* [Task statement] Do not repeat pictures. Repeat exactly the lines of the listing below from its first line through the line with "import plotly.graph_objects as go".

* [Raw records]
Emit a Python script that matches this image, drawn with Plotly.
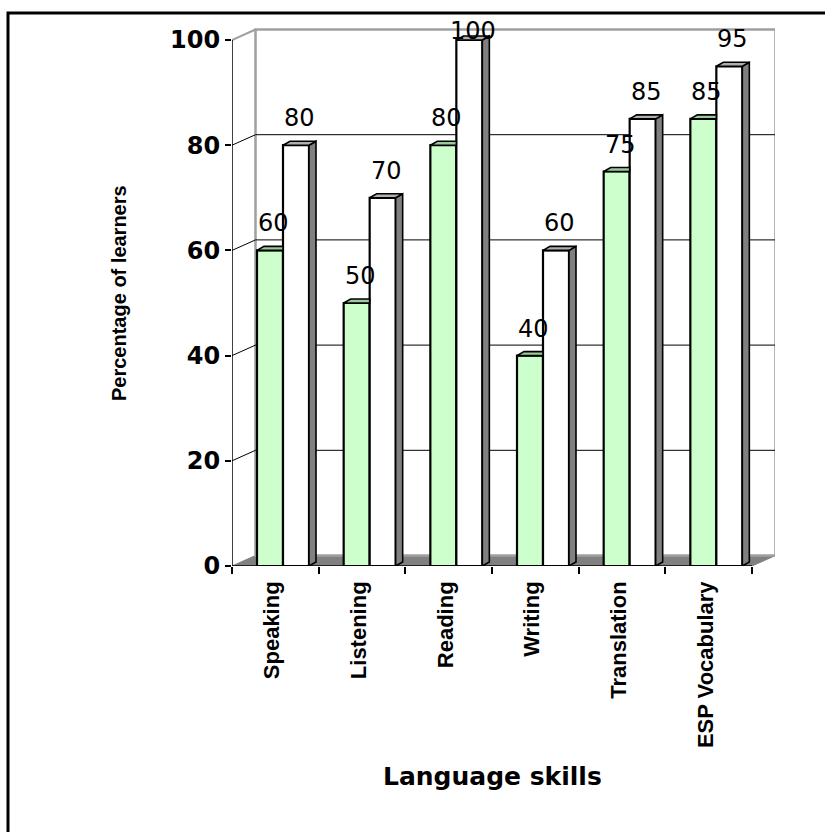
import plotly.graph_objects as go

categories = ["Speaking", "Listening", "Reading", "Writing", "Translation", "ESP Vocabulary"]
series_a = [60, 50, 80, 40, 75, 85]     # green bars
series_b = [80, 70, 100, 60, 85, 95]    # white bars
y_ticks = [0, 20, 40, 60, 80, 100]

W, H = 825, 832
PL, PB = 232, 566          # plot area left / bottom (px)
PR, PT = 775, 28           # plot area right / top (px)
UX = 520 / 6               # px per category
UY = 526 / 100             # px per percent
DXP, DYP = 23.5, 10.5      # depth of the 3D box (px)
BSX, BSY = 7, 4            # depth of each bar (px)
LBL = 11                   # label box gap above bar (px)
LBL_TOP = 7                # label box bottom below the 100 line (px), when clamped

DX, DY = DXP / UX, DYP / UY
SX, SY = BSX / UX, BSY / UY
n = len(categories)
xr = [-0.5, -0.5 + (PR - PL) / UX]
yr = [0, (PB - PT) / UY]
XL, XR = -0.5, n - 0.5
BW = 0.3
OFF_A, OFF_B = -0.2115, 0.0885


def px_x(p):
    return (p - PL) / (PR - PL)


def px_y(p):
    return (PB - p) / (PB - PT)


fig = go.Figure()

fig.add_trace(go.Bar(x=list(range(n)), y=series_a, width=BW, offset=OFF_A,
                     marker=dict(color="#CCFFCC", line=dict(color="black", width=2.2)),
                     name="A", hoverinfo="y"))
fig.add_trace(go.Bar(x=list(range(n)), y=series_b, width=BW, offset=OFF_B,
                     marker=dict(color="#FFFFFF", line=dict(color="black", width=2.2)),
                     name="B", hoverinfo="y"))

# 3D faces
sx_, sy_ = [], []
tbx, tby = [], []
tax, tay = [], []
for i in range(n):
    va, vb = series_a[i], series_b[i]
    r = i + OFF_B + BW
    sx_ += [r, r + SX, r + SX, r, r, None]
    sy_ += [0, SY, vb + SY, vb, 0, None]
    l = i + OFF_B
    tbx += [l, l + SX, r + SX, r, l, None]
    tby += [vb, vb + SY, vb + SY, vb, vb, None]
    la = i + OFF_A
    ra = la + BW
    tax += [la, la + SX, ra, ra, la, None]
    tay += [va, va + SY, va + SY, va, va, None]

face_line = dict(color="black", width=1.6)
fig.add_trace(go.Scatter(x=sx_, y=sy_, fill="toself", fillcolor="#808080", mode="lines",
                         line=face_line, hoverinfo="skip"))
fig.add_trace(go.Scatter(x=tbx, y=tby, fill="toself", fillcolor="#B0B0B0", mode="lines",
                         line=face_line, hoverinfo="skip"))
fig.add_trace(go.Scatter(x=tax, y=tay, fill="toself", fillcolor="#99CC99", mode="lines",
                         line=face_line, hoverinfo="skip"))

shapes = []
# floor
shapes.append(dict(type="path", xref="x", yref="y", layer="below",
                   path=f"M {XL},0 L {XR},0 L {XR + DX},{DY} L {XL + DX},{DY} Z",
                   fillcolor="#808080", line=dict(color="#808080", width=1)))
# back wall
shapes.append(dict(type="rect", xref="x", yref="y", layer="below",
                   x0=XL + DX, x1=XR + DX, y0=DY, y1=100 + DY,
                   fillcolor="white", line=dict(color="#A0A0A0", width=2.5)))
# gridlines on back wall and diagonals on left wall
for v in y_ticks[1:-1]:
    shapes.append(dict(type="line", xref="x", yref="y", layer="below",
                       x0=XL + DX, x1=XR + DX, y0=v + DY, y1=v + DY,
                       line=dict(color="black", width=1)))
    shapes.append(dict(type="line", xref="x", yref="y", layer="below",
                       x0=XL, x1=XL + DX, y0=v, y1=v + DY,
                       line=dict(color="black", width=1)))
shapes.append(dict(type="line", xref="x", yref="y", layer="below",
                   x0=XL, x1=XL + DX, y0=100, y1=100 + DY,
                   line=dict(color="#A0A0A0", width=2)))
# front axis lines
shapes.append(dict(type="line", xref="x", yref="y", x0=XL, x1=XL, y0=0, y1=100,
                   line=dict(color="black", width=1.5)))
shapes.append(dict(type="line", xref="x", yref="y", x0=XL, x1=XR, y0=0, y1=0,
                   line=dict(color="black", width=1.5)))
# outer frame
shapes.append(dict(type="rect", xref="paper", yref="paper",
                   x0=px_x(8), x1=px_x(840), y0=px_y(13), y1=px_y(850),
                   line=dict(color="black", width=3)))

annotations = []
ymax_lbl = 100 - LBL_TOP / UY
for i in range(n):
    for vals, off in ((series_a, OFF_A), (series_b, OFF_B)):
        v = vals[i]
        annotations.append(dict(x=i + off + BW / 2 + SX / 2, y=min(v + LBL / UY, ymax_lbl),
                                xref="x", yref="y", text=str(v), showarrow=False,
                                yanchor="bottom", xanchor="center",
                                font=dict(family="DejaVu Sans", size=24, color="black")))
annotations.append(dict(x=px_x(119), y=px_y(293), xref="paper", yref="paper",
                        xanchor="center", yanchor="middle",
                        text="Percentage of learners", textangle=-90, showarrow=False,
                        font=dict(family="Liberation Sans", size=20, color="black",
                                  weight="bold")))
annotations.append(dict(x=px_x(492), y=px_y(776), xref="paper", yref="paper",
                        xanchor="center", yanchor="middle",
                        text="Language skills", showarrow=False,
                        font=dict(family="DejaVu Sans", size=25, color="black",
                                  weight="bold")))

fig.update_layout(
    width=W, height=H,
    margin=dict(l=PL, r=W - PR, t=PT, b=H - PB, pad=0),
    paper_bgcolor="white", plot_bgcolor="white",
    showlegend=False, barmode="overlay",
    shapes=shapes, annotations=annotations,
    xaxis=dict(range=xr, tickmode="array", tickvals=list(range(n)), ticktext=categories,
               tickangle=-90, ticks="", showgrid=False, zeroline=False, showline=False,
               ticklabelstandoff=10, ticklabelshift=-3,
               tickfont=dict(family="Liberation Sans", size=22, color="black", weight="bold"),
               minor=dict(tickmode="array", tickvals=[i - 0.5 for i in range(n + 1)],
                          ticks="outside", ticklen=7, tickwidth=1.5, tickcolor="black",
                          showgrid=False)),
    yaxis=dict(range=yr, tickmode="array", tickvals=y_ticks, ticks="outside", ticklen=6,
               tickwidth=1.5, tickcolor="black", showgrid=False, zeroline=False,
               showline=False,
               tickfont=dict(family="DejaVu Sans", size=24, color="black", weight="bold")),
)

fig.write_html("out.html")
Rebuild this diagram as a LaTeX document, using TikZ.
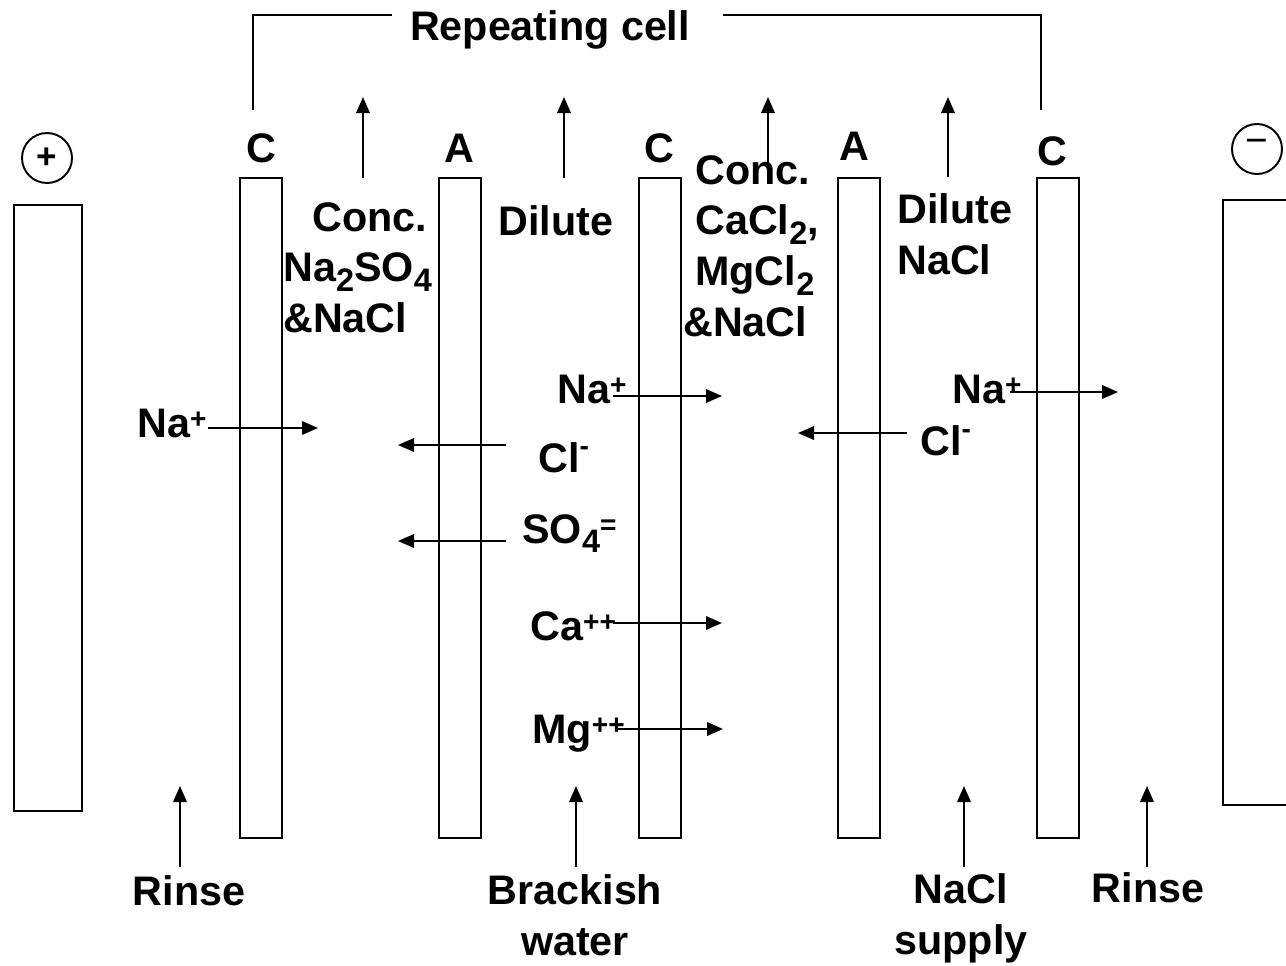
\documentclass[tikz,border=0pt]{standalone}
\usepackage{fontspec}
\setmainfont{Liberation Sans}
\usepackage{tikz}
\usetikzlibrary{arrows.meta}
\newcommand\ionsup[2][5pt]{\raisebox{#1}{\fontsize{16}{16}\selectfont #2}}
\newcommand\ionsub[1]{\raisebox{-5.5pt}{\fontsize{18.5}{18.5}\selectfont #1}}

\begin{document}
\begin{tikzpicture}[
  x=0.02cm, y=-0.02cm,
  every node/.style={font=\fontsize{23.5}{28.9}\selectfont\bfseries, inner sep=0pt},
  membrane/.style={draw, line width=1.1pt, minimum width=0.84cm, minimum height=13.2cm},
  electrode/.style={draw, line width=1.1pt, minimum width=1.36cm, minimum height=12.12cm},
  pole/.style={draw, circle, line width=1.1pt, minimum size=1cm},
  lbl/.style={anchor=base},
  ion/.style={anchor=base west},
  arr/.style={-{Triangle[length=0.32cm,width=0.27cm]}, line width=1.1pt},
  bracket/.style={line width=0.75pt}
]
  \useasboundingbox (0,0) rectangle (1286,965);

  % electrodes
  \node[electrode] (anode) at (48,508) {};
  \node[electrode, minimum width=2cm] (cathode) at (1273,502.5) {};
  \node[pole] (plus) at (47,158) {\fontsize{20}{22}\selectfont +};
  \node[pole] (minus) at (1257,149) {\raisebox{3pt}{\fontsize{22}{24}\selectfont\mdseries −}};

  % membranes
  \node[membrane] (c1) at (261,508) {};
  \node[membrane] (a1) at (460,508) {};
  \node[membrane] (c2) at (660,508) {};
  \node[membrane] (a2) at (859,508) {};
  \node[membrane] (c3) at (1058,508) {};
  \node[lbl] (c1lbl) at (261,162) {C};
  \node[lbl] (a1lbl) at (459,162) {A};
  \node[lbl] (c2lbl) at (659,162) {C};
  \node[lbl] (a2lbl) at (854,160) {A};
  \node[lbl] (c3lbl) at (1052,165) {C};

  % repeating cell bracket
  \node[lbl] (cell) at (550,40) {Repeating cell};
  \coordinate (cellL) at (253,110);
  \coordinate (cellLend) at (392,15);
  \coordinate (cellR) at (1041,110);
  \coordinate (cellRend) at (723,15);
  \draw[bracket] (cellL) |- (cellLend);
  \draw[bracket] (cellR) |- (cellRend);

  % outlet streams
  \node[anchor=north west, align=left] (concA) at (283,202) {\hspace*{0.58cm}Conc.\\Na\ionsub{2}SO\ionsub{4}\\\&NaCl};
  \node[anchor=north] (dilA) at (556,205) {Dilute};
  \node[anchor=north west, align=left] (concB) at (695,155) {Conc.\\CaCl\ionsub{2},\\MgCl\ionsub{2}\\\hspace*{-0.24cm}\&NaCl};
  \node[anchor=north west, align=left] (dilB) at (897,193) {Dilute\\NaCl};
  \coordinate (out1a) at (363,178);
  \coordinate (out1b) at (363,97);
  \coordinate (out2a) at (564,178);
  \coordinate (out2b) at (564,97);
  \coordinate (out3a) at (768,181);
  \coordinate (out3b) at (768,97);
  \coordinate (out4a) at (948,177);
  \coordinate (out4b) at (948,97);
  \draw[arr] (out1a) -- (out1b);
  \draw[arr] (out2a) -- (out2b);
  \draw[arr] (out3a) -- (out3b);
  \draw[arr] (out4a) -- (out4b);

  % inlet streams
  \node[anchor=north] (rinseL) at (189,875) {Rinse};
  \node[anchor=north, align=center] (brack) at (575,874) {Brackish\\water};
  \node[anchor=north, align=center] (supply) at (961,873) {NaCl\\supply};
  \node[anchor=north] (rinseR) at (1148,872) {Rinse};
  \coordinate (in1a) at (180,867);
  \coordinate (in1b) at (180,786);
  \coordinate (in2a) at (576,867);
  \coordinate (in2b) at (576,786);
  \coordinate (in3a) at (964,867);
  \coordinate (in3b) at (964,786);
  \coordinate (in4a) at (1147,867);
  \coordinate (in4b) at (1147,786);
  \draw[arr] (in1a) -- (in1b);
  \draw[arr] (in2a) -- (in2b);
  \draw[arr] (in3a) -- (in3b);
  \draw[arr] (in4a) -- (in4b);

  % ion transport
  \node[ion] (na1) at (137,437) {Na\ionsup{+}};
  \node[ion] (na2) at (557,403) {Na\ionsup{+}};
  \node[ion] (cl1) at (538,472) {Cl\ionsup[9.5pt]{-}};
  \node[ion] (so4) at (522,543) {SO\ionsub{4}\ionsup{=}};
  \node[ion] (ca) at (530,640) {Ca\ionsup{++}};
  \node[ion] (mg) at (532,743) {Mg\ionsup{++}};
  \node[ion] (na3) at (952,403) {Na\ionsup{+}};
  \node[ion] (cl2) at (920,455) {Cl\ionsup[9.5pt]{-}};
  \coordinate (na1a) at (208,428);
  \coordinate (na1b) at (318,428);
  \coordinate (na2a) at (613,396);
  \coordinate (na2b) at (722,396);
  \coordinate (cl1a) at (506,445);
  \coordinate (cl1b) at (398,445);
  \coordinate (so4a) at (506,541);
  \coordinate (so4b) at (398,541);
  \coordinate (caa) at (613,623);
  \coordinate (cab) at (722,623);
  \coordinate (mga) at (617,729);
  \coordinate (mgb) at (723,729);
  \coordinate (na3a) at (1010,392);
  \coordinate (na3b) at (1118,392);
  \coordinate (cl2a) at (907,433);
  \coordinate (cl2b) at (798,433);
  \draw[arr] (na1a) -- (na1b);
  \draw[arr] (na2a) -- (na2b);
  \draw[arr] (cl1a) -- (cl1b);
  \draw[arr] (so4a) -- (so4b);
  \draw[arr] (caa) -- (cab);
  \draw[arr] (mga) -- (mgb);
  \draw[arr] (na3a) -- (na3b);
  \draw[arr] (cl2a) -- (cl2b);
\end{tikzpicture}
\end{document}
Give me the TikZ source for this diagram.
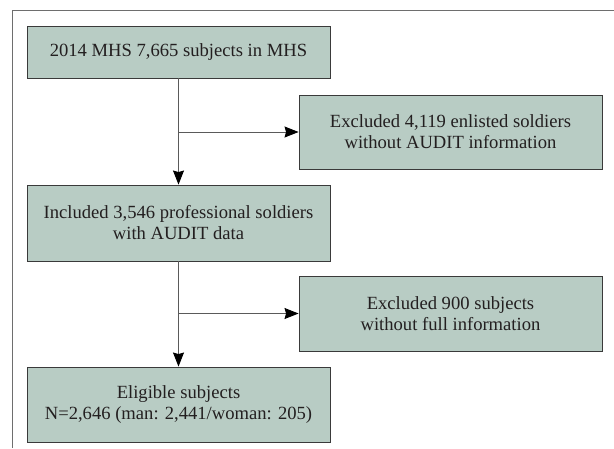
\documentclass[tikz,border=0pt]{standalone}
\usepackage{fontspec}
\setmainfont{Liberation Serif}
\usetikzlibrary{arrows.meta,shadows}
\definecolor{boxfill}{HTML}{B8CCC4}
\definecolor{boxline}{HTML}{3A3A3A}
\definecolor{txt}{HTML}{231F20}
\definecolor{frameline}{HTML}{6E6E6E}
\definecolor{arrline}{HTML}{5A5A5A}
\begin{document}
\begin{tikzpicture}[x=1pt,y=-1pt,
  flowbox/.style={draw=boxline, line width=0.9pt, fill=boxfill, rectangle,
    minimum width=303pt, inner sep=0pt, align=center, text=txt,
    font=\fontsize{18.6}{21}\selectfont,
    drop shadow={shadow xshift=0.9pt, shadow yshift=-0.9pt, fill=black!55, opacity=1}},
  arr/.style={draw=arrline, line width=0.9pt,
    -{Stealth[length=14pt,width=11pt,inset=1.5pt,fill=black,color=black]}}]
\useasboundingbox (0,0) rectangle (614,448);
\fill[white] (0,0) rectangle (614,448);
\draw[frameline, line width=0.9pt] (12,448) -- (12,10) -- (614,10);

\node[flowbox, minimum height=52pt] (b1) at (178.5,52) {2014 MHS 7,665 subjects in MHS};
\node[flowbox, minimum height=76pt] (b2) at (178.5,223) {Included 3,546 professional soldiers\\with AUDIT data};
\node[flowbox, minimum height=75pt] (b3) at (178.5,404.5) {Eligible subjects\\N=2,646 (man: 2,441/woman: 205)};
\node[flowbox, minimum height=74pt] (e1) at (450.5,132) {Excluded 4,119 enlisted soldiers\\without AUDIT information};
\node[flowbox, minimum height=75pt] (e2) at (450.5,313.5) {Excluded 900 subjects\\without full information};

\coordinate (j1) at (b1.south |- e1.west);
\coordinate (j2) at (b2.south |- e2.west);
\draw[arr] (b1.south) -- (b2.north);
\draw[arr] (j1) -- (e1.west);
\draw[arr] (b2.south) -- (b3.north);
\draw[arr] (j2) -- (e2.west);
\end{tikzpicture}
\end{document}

* [Worked answer]
Emit a Python script that matches this image, drawn with Plotly.
import plotly.graph_objects as go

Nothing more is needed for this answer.